鎌倉市議会議員の長嶋たつひろと申します。
「農産物の学校給食使用に関する決議」について反対の立場でご意見を言っていただいた事に感謝申し上げます。
この件について私も鎌倉市民の代表として抗議の意見をブログに掲載させていただきました。ご一読いただければ幸いです。
http://kamakurasi.air-nifty.com/blog/2012/07/post-53be.html
長島様
佐々木です。
この決議、とても悩みましたが、あくまで、学校給食への使用に焦点を当てているという一点を持って、反対を致しました。
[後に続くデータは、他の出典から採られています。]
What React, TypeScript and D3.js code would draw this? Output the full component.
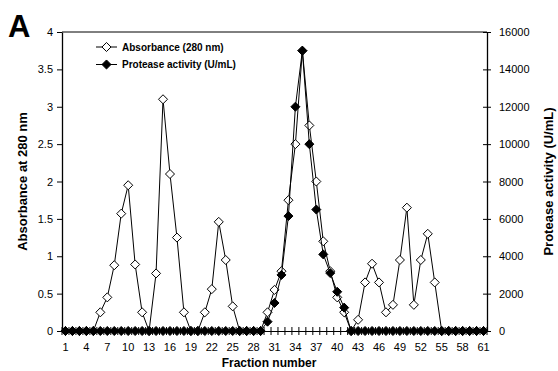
import React, { useEffect, useRef } from "react";
import * as d3 from "d3";

const fractions = d3.range(1, 62);

// absorbance at 280 nm, fractions 1..61
const absorbance = [
  0, 0, 0, 0, 0, 0.25, 0.45, 0.88, 1.57, 1.95,
  0.89, 0.25, 0, 0.77, 3.1, 2.1, 1.25, 0.25, 0, 0,
  0.25, 0.56, 1.46, 0.95, 0.33, 0, 0, 0, 0, 0.25,
  0.55, 0.8, 1.75, 2.5, 3.75, 2.75, 2.0, 1.2, 0.8, 0.45,
  0.25, 0, 0.15, 0.65, 0.9, 0.65, 0.25, 0.35, 0.95, 1.65,
  0.35, 0.95, 1.3, 0.65, 0, 0, 0, 0, 0, 0,
  0,
];

// protease activity (U/mL), fractions 1..61
const protease = [
  0, 0, 0, 0, 0, 0, 0, 0, 0, 0,
  0, 0, 0, 0, 0, 0, 0, 0, 0, 0,
  0, 0, 0, 0, 0, 0, 0, 0, 0, 500,
  1500, 3000, 6150, 12000, 15000, 10000, 6500, 4100, 3100, 2100,
  1250, 0, 0, 0, 0, 0, 0, 0, 0, 0,
  0, 0, 0, 0, 0, 0, 0, 0, 0, 0,
  0,
];

const leftTicks = [0, 0.5, 1, 1.5, 2, 2.5, 3, 3.5, 4];
const rightTicks = [0, 2000, 4000, 6000, 8000, 10000, 12000, 14000, 16000];
const xLabels = d3.range(1, 62, 3);

const FONT = "'Liberation Sans', Arial, sans-serif";

export default function App() {
  const ref = useRef<SVGSVGElement>(null);

  useEffect(() => {
    document.body.style.margin = "0";
    const svg = d3.select(ref.current);
    svg.selectAll("*").remove();

    const left = 62,
      right = 487,
      top = 32,
      bottom = 331;

    const x = d3
      .scaleBand<number>()
      .domain(fractions)
      .range([left, right])
      .padding(0);
    const cx = (f: number) => (x(f) as number) + x.bandwidth() / 2;
    const yL = d3.scaleLinear().domain([0, 4]).range([bottom, top]);
    const yR = d3.scaleLinear().domain([0, 16000]).range([bottom, top]);

    // frame top line
    svg
      .append("line")
      .attr("x1", left)
      .attr("x2", right)
      .attr("y1", top)
      .attr("y2", top)
      .attr("stroke", "#000")
      .attr("stroke-width", 1);

    // left axis
    const gL = svg
      .append("g")
      .attr("transform", `translate(${left},0)`)
      .call(
        d3
          .axisLeft(yL)
          .tickValues(leftTicks)
          .tickSize(5)
          .tickSizeOuter(0)
          .tickPadding(4)
          .tickFormat((d) => String(d))
      );
    gL.selectAll("text").style("font-size", "11px").style("font-family", FONT).attr("fill", "#000");

    // right axis, ticks cross the line
    const gR = svg
      .append("g")
      .attr("transform", `translate(${right},0)`)
      .call(
        d3
          .axisRight(yR)
          .tickValues(rightTicks)
          .tickSize(4)
          .tickSizeOuter(0)
          .tickPadding(8)
          .tickFormat((d) => String(d))
      );
    gR.selectAll(".tick line").attr("x1", -4);
    gR.selectAll("text").style("font-size", "11px").style("font-family", FONT).attr("fill", "#000");

    // x axis
    const gX = svg
      .append("g")
      .attr("transform", `translate(0,${bottom})`)
      .call(
        d3
          .axisBottom(x)
          .tickValues(xLabels)
          .tickSize(0)
          .tickSizeOuter(0)
          .tickPadding(12)
      );
    gX.selectAll("text").style("font-size", "11px").style("font-family", FONT).attr("fill", "#000");
    gX.select(".domain").attr("stroke-width", 1);

    const bounds = fractions.map((f) => x(f) as number).concat([right]);
    svg
      .append("g")
      .selectAll("line")
      .data(bounds)
      .join("line")
      .attr("x1", (d) => d)
      .attr("x2", (d) => d)
      .attr("y1", bottom - 4)
      .attr("y2", bottom + 4)
      .attr("stroke", "#000");

    gL.select(".domain").attr("stroke-width", 1.3);
    gR.select(".domain").attr("stroke-width", 1.3);

    const diamond = d3.symbol().type(d3.symbolDiamond2).size(52);

    const drawSeries = (vals: number[], y: d3.ScaleLinear<number, number>, fill: string) => {
      const line = d3
        .line<number>()
        .x((_, i) => cx(fractions[i]))
        .y((d) => y(d));
      const g = svg.append("g");
      g.append("path")
        .attr("d", line(vals))
        .attr("fill", "none")
        .attr("stroke", "#000")
        .attr("stroke-width", 1);
      g.selectAll("path.pt")
        .data(vals)
        .join("path")
        .attr("class", "pt")
        .attr("d", diamond)
        .attr("transform", (d, i) => `translate(${cx(fractions[i])},${y(d)})`)
        .attr("fill", fill)
        .attr("stroke", "#000")
        .attr("stroke-width", 1);
    };

    drawSeries(absorbance, yL, "#fff");
    drawSeries(protease, yR, "#000");

    // legend
    const legend = [
      { label: "Absorbance (280 nm)", fill: "#fff" },
      { label: "Protease activity (U/mL)", fill: "#000" },
    ];
    legend.forEach((l, i) => {
      const ly = 47 + i * 17.5;
      svg
        .append("line")
        .attr("x1", 96)
        .attr("x2", 117)
        .attr("y1", ly)
        .attr("y2", ly)
        .attr("stroke", "#000");
      svg
        .append("path")
        .attr("d", diamond)
        .attr("transform", `translate(106.5,${ly})`)
        .attr("fill", l.fill)
        .attr("stroke", "#000");
      svg
        .append("text")
        .attr("x", 122)
        .attr("y", ly + 3.5)
        .style("font-family", FONT)
        .style("font-size", "10px")
        .style("font-weight", "bold")
        .text(l.label);
    });

    // titles
    svg
      .append("text")
      .attr("x", 8)
      .attr("y", 37)
      .style("font-family", FONT)
      .style("font-size", "31px")
      .style("font-weight", "bold")
      .text("A");

    svg
      .append("text")
      .attr("transform", `translate(27,${(top + bottom) / 2}) rotate(-90)`)
      .attr("text-anchor", "middle")
      .style("font-family", FONT)
      .style("font-size", "13px")
      .style("font-weight", "bold")
      .text("Absorbance at 280 nm");

    svg
      .append("text")
      .attr("transform", `translate(553,${(top + bottom) / 2}) rotate(-90)`)
      .attr("text-anchor", "middle")
      .style("font-family", FONT)
      .style("font-size", "13px")
      .style("font-weight", "bold")
      .text("Protease activity (U/mL)");

    svg
      .append("text")
      .attr("x", 269)
      .attr("y", 367)
      .attr("text-anchor", "middle")
      .style("font-family", FONT)
      .style("font-size", "12px")
      .style("font-weight", "bold")
      .text("Fraction number");
  }, []);

  return <svg ref={ref} width={558} height={371} style={{ display: "block", background: "#fff" }} />;
}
この件については、せっかく「脱原発」に向けた決議を採択した市議会が、放射能のことで分裂してしまうことに不安がありましたので、
私から積極的にブログ等に書くことは控えていました。
が、この反対については、これまで一緒に活動をしてきた有機農業の知り合いから、ネット上で抗議を受け、今回説明のために
ブログに書きました。
ともに脱原発や平和を目指して活動してきたこともあった方だけに、本当に残念ですが、
この原発事故がもたらした放射能の恐怖は、ここまで人を混乱させるのかと、その罪の大きさを改めて実感しています。
長島様以外の方からもこの件問い合わせがあり、やはり予想したとおり、この決議が消費者と生産者の溝を広めてしまったのではないかと、
とても残念に思います。
私としては、反対意見でも申し上げましたが、生産者と消費者の対立構造をどうやって埋めていくのか、ということが
議員の役目ではないかと思っていますし、農業の存続と子どもの未来を両てんびんにかけるようなことはしてはならないと
考えています。
長島様が、小田原市議会に対してお怒りの様子、拝見いたしました。
できれば、何かの形で連携が出来ると良いなと思います。どうぞ、よろしくお願いいたします。